Als der 75-jährige Ulrich Viefhaus mit seiner Frau Erika (68) das Eigenheim in Neuhausen verkaufte und in den neuen Ostfilderner Stadtteil zog, war er zunächst etwas unsicher. „Wir waren in der Dorfgemeinschaft sehr aktiv“, sagte der ehemalige SPD-Gemeinderat. Umso mehr freute es ihn, als ihm die Einladung von Claus Sendler ins Haus flatterte.
Das ging auch Sonja und Jürgen Wörtmann so. Die Seniorengruppe war sich schnell einig,dass sie schon bei der Planung des Hauses ein gewichtiges Wörtchen mitreden wollte. Auf ihre Initiative hin hat der Bauträger zum Beispiel einen barrierefreien Aufgang möglich gemacht.
Wichtig war den „Altenknüpfern“, wie Viefhaus die besondere Wohngemeinschaft liebevoll nennt, aber ganz besonders der Aspekt Nachbarschaftshilfe. „Das ist auch ein Stück Lebensqualität“, findet Sonja Wörtmann. Eine russische Hausbewohnerin gibt schon mal Nachhilfe, wenn jemand im Haus nach Moskau reisen will. Und Pia Balle hilft einem türkischen Jungen bei den Hausaufgaben.

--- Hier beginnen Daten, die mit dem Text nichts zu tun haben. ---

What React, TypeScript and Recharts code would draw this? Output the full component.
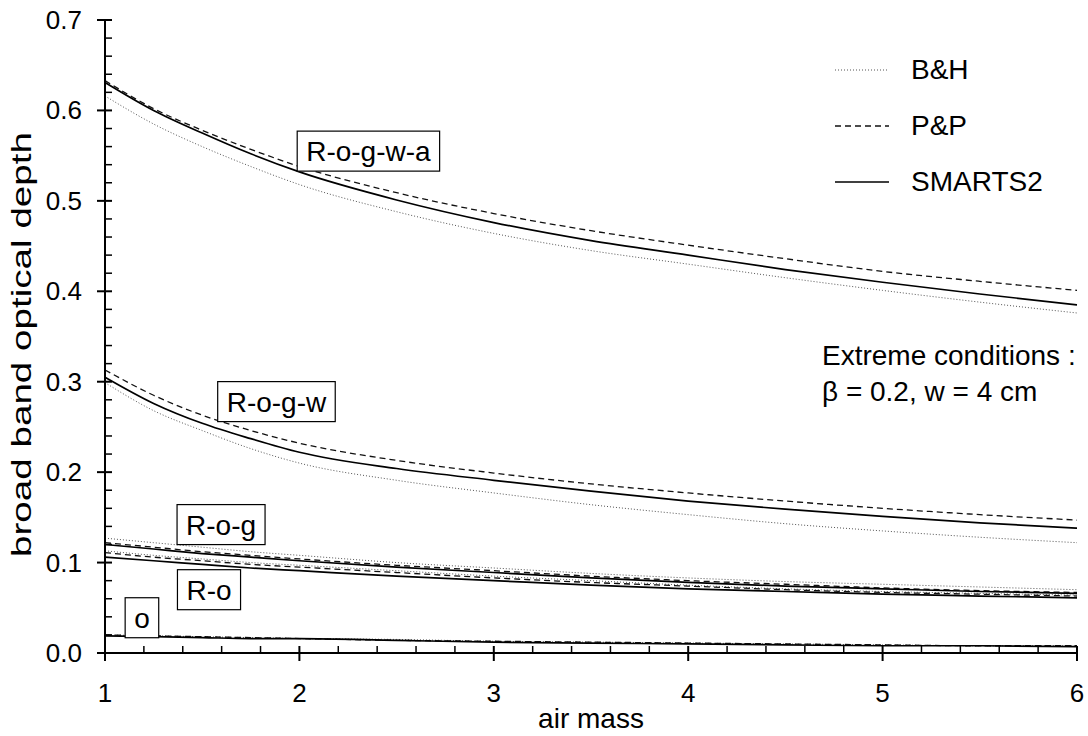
import { LineChart, Line, XAxis, YAxis, ReferenceDot, Legend } from 'recharts';

const airMass = [1, 1.25, 1.5, 1.75, 2, 2.5, 3, 3.5, 4, 4.5, 5, 5.5, 6];

// R-o-g-w-a
const rogwaBH = [0.616, 0.585, 0.56, 0.538, 0.518, 0.488, 0.464, 0.445, 0.43, 0.415, 0.401, 0.388, 0.376];
const rogwaPP = [0.633, 0.602, 0.578, 0.557, 0.538, 0.509, 0.486, 0.467, 0.451, 0.436, 0.422, 0.411, 0.401];
const rogwaSM = [0.631, 0.6, 0.575, 0.552, 0.532, 0.501, 0.476, 0.456, 0.44, 0.424, 0.41, 0.397, 0.385];
// R-o-g-w
const rogwBH = [0.299, 0.268, 0.246, 0.226, 0.21, 0.191, 0.177, 0.164, 0.153, 0.143, 0.135, 0.128, 0.122];
const rogwPP = [0.313, 0.285, 0.263, 0.246, 0.232, 0.213, 0.199, 0.187, 0.177, 0.168, 0.16, 0.153, 0.147];
const rogwSM = [0.305, 0.276, 0.254, 0.237, 0.222, 0.204, 0.191, 0.179, 0.168, 0.159, 0.151, 0.144, 0.138];
// R-o-g
const rogBH = [0.127, 0.122, 0.117, 0.112, 0.108, 0.1, 0.094, 0.088, 0.083, 0.079, 0.076, 0.073, 0.07];
const rogPP = [0.122, 0.117, 0.112, 0.108, 0.104, 0.097, 0.091, 0.085, 0.08, 0.076, 0.072, 0.069, 0.067];
const rogSM = [0.12, 0.115, 0.11, 0.106, 0.102, 0.095, 0.089, 0.083, 0.078, 0.074, 0.071, 0.068, 0.066];
// R-o
const roBH = [0.113, 0.108, 0.104, 0.1, 0.097, 0.091, 0.085, 0.08, 0.075, 0.071, 0.068, 0.066, 0.064];
const roPP = [0.111, 0.106, 0.102, 0.098, 0.095, 0.089, 0.083, 0.078, 0.074, 0.07, 0.067, 0.065, 0.063];
const roSM = [0.106, 0.102, 0.098, 0.094, 0.091, 0.085, 0.08, 0.075, 0.071, 0.068, 0.065, 0.063, 0.061];
// o
const oBH = [0.02, 0.019, 0.018, 0.017, 0.016, 0.015, 0.013, 0.012, 0.011, 0.01, 0.009, 0.008, 0.008];
const oPP = [0.02, 0.019, 0.018, 0.017, 0.016, 0.014, 0.013, 0.012, 0.011, 0.01, 0.009, 0.008, 0.008];
const oSM = [0.019, 0.018, 0.017, 0.016, 0.016, 0.014, 0.012, 0.011, 0.01, 0.009, 0.008, 0.008, 0.007];

// every tick (majors get a label)
const xTicks = [1, 1.2, 1.4, 1.6, 1.8, 2, 2.2, 2.4, 2.6, 2.8, 3, 3.2, 3.4, 3.6, 3.8, 4, 4.2, 4.4, 4.6, 4.8, 5, 5.2, 5.4, 5.6, 5.8, 6];
const yTicks = [
  0, 0.02, 0.04, 0.06, 0.08, 0.1, 0.12, 0.14, 0.16, 0.18, 0.2, 0.22, 0.24, 0.26, 0.28, 0.3, 0.32, 0.34,
  0.36, 0.38, 0.4, 0.42, 0.44, 0.46, 0.48, 0.5, 0.52, 0.54, 0.56, 0.58, 0.6, 0.62, 0.64, 0.66, 0.68, 0.7,
];

const models = [
  { key: 'bh', name: 'B&H', dash: '1 2', color: '#555', width: 1 },
  { key: 'pp', name: 'P&P', dash: '6 4', color: '#111', width: 1.3 },
  { key: 'sm', name: 'SMARTS2', dash: undefined, color: '#000', width: 1.7 },
];

const groups = [
  { key: 'rogwa', bh: rogwaBH, pp: rogwaPP, sm: rogwaSM },
  { key: 'rogw', bh: rogwBH, pp: rogwPP, sm: rogwSM },
  { key: 'rog', bh: rogBH, pp: rogPP, sm: rogSM },
  { key: 'ro', bh: roBH, pp: roPP, sm: roSM },
  { key: 'o', bh: oBH, pp: oPP, sm: oSM },
];

const labels = [
  { text: 'R-o-g-w-a', x: 2.355, y: 0.555 },
  { text: 'R-o-g-w', x: 1.882, y: 0.278 },
  { text: 'R-o-g', x: 1.597, y: 0.142 },
  { text: 'R-o', x: 1.535, y: 0.07 },
  { text: 'o', x: 1.19, y: 0.039 },
];

const data = airMass.map((m, i) => {
  const row: any = { m };
  groups.forEach((g: any) => models.forEach((md) => { row[`${g.key}_${md.key}`] = g[md.key][i]; }));
  return row;
});

const FONT = '"Liberation Sans", Arial, sans-serif';
const CHAR_W: any = { R: 0.722, '-': 0.333, o: 0.556, g: 0.556, w: 0.722, a: 0.556 };

const isMajor = (v: number, step: number) => Math.abs(v / step - Math.round(v / step)) < 1e-6;

function XTick(props: any) {
  const { x, y, payload } = props;
  const major = isMajor(payload.value, 1);
  return (
    <g>
      <line x1={x} x2={x} y1={y - 7} y2={major ? y + 8 : y} stroke="#000" strokeWidth={major ? 2 : 1.5} />
      {major && (
        <text x={x} y={y + 49} textAnchor="middle" fontSize={26} fontFamily={FONT} fill="#000">{payload.value}</text>
      )}
    </g>
  );
}

function YTick(props: any) {
  const { x, y, payload } = props;
  const major = isMajor(payload.value, 0.1);
  return (
    <g>
      <line x1={major ? x - 8 : x} x2={x + 7} y1={y} y2={y} stroke="#000" strokeWidth={major ? 2 : 1.5} />
      {major && (
        <text x={x - 23} y={y + 9} textAnchor="end" fontSize={26} fontFamily={FONT} fill="#000">{payload.value.toFixed(1)}</text>
      )}
    </g>
  );
}

function YTitle(props: any) {
  const { viewBox } = props;
  const cx = 21;
  const cy = viewBox.y + viewBox.height / 2 + 8;
  return (
    <text
      x={cx}
      y={cy}
      transform={`rotate(-90 ${cx} ${cy})`}
      textAnchor="middle"
      dominantBaseline="central"
      fontSize={28}
      fontFamily={FONT}
      fill="#000"
      textLength={425}
      lengthAdjust="spacingAndGlyphs"
    >
      broad band optical depth
    </text>
  );
}

function BoxLabel(props: any) {
  const { cx, cy, text } = props;
  const tw = text.split('').reduce((s: number, c: string) => s + (CHAR_W[c] ?? 0.556), 0) * 28;
  const w = tw + 18;
  const h = 40;
  return (
    <g>
      <rect x={cx - w / 2} y={cy - h / 2} width={w} height={h} fill="#fff" stroke="#000" strokeWidth={1.2} />
      <text x={cx} y={cy + 10} textAnchor="middle" fontSize={28} fontFamily={FONT} fill="#000">{text}</text>
    </g>
  );
}

function LegendBox() {
  return (
    <div style={{ fontFamily: FONT, fontSize: 28, color: '#000' }}>
      {models.map((md) => (
        <div key={md.key} style={{ display: 'flex', alignItems: 'center', height: 56 }}>
          <svg width={60} height={10} style={{ marginRight: 20 }}>
            <line x1={4} y1={5} x2={58} y2={5} stroke={md.color} strokeWidth={md.width} strokeDasharray={md.dash} />
          </svg>
          <span>{md.name}</span>
        </div>
      ))}
    </div>
  );
}

export default function App() {
  return (
    <div style={{ position: 'absolute', left: 0, top: 0, width: 1088, height: 736, background: '#fff' }}>
      <LineChart width={1088} height={736} data={data} margin={{ top: 20, right: 11, bottom: 23, left: 0 }}>
        <XAxis
          dataKey="m"
          type="number"
          domain={[1, 6]}
          ticks={xTicks}
          interval={0}
          tickSize={0}
          tickMargin={0}
          tickLine={false}
          height={60}
          stroke="#000"
          strokeWidth={2}
          tick={<XTick />}
          label={{ value: 'air mass', position: 'center', dy: 35, fontSize: 28, fontFamily: FONT, fill: '#000' }}
        />
        <YAxis
          type="number"
          domain={[0, 0.7]}
          ticks={yTicks}
          interval={0}
          width={105}
          tickSize={0}
          tickMargin={0}
          tickLine={false}
          stroke="#000"
          strokeWidth={2}
          tick={<YTick />}
          label={<YTitle />}
        />
        {groups.map((g) =>
          models.map((md) => (
            <Line
              key={`${g.key}_${md.key}`}
              dataKey={`${g.key}_${md.key}`}
              type="monotone"
              stroke={md.color}
              strokeWidth={md.width}
              strokeDasharray={md.dash}
              dot={false}
              activeDot={false}
              isAnimationActive={false}
            />
          ))
        )}
        {labels.map((l) => (
          <ReferenceDot key={l.text} x={l.x} y={l.y} r={0} ifOverflow="visible" shape={(p: any) => <BoxLabel {...p} text={l.text} />} />
        ))}
        <Legend
          layout="vertical"
          align="center"
          verticalAlign="middle"
          content={() => <LegendBox />}
          wrapperStyle={{ position: 'absolute', left: 831, top: 42, width: 250 }}
        />
      </LineChart>
      <div style={{ position: 'absolute', left: 822, top: 338, fontFamily: FONT, fontSize: 28, lineHeight: '36px', color: '#000' }}>
        <div>Extreme conditions :</div>
        <div>β = 0.2, w = 4 cm</div>
      </div>
    </div>
  );
}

Ulrich Viefhaus sieht viele Möglichkeiten, wie man einander in einer Hausgemeinschaft helfen kann: „Das beginnt beim gemeinsamen Kauf eines Rasenmähers und geht beim Spielen mit den Kindern weiter“. Wichtig ist aus seiner Sicht, dass man den Nachbarn zuhört und sich regelmäßig austauscht.
Besonders unter den Senioren klappt diese Kommunikation sehr gut. „Wir frühstücken regelmäßig zusammen“, erzählt Elke Sendler. Bei solchen Treffen genießt es die 70-Jährige, Gastgeberin zu sein. „Nur schade, dass wir nicht mehr Leute setzen können.“ Dann wird im Wohnzimmer über die neuesten Entwicklungen im Haus geplaudert. Und die Nachbarn dürfen die selbst gemachte Marmelade probieren. In diesem Kreis sind schon viele gute Ideen entstanden – zum Beispiel für ein gemeinsames Fest oder für einen Ausflug.
Aber oft geht es auch um ernste Themen, die das Haus betreffen. Über anstehende Reparaturen oder über die Gartengestaltung diskutiert die Hausgemeinschaft oft. Und mit politischen Themen beschäftigen sich die „Altenknüpfer“ ebenfalls. Zurzeit beschäftigt sie das Thema Flughafenausbau. „Wenn ein Problem ansteht, ist eine gute Moderation wichtig“, findet Claus Sendler. Er fühlt sich wohl in der Rolle des Gesprächsleiters.
„Viele alte Menschen fristen ihr Alter einsam in den eigenen vier Wänden“, weiß Hans Knörzer, der mit seiner Frau Brigitte in der Helene-Lange-Straße lebt. Manche lägen sogar wochenlang tot in der Wohnung, bis sie jemand findet. Das betrachtet er als gravierendes Problem der heutigen Zeit.
Gerade in Hochhaussiedlungen passiere es sehr oft, dass die Menschen vereinsamen. Er ist froh, dass er und seine Frau im Scharnhauser Park ein anderes Wohnumfeld für den Ruhestand gefunden haben. „Bei uns ist niemand allein“, lobt er den Vorzug der generationsübergreifenden Wohngemeinschaft.
Bildunterschrift: Helene hat die Hausgemeinschaft der Helene-Lange-Straße 37 und 39 die Nacktschneckensammlerin aus Holz getauft. Die Idee, gemeinsam eine Skulptur für den Vorgarten zu kaufen, stammt von den rührigen Senioren der Wohnanlage im Scharnhauser Park.